Tapi tak hanya kedua orang yang dihukum cambuk itu saja yang
menyalahkan perusahaan yang mengontrak mereka. Kedutaan Besar
Arab Saudi di sini, seperti kata Kepala Seksi Penerangannya,
Chefik Chehab, "dalam hal ini yang paling saya salahkan adalah
perusahaan yang mengontrak mereka itu." Perusahaan harus
membantu buruhnya mengetahui soal hukum. Sedikitnya "harus
menganjurkan mereka menghadap Raja sebelum dipulangkan ke mari."
Harap diketahui, menurut pejabat kedutaan ini, setiap hari Senin
Yang Mulia Raja Khaled selalu berkenan menyediakan waktu untuk
menerima pengaduan setiap orang yang merasa didzalimi.
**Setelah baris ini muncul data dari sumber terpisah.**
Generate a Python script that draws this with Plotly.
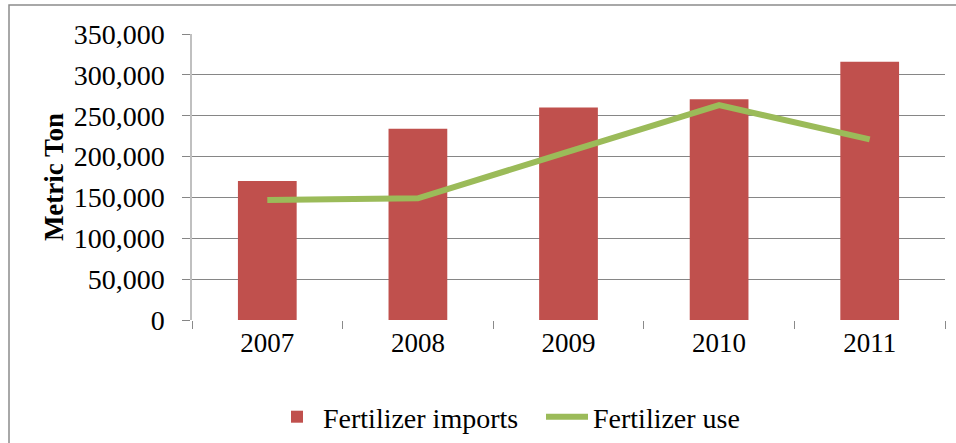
import plotly.graph_objects as go

years = ["2007", "2008", "2009", "2010", "2011"]
imports = [170000, 234000, 260000, 270000, 316000]
use = [147000, 149000, 206000, 263000, 221000]
y_ticks = [0, 50000, 100000, 150000, 200000, 250000, 300000, 350000]
y_tick_text = ["0", "50,000", "100,000", "150,000", "200,000", "250,000", "300,000", "350,000"]

FONT = "Liberation Serif"

L, R, T, B = 192, 11, 34, 123
PW, PH = 956 - L - R, 443 - T - B

fig = go.Figure()
fig.add_trace(go.Bar(x=years, y=imports, name="Fertilizer imports",
                     marker=dict(color="#C0504D", line=dict(width=0)), width=0.39))
fig.add_trace(go.Scatter(x=years, y=use, name="Fertilizer use", mode="lines",
                         line=dict(color="#9BBB59", width=6)))

fig.update_layout(
    width=956, height=443,
    margin=dict(l=L, r=R, t=T, b=B, autoexpand=False),
    paper_bgcolor="white", plot_bgcolor="white",
    font=dict(family=FONT, size=27, color="black"),
    showlegend=True,
    legend=dict(orientation="h", x=(271 - L) / PW, xanchor="left",
                y=(320 - 417) / PH, yanchor="middle",
                font=dict(size=28, family=FONT, color="black"), itemwidth=42,
                entrywidth=213, entrywidthmode="pixels",
                traceorder="normal", bgcolor="rgba(0,0,0,0)"),
    shapes=[dict(type="rect", xref="paper", yref="paper",
                 x0=(9 - L) / PW, x1=(965 - L) / PW, y0=(320 - 450) / PH, y1=(320 - 5) / PH,
                 line=dict(color="#8c8c8c", width=1.5), fillcolor="rgba(0,0,0,0)", layer="below")],
)
fig.update_xaxes(type="category", showgrid=False, showline=False, zeroline=False,
                 ticks="outside", tickson="boundaries", ticklen=8, tickcolor="#8a8a8a",
                 ticklabelstandoff=4,
                 tickfont=dict(size=27, family=FONT, color="black"))
fig.update_yaxes(range=[0, 350000], tickvals=y_ticks, ticktext=y_tick_text,
                 showgrid=True, gridcolor="#868686", gridwidth=1,
                 showline=True, linecolor="#c0c0c0", linewidth=1.5,
                 ticks="outside", ticklen=8, tickcolor="#868686", zeroline=False,
                 ticklabelstandoff=12, automargin=False,
                 tickfont=dict(size=28, family=FONT, color="black"),
                 title=dict(text="<b>Metric Ton</b>", font=dict(size=27, family=FONT, color="black"), standoff=2))

fig.write_html("out.html", config={"displayModeBar": False},
               post_script="document.body.style.margin='0';")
Atau
boleh juga menganjurkan menulis surat pembaca, "dan itu akan
diperhatikan," kata Chefik.
Oleh kasus Asmara dan Asmari ini, mau tak mau Departemen Tenaga
Kerja Indonesia menghadapi persoalan baru. "Boleh dikatakan
menyimpang dari masalah-masalah perlindungan kerja buruh," kata
Humas Depnaker, Darwis. Sejauh ini peraturan perburuhan
Indonesia hanya mengatur soal jaminan sosial dan keselamatan
kerja buruh saja. Jadinya, "Depnaker belum dapat bertindak
araapa sebelum memperoleh keterangan lengkap dari KBRI di
Jeddah," kata Darwis.
Kedubes Arab Saudi di sini baru mendapat pengaduan dari kedua
terhukum. Hanya, menurut Chehab, kedutaannya baru akan melayani
urusan begitu jika pemerintah Indonesia secara resmi
mempersoalkannya. Yang jelas, katanya, bagaimana pun hal itu
"tidak akan mempengaruhi hubungan kedua negara," ujar Chehab.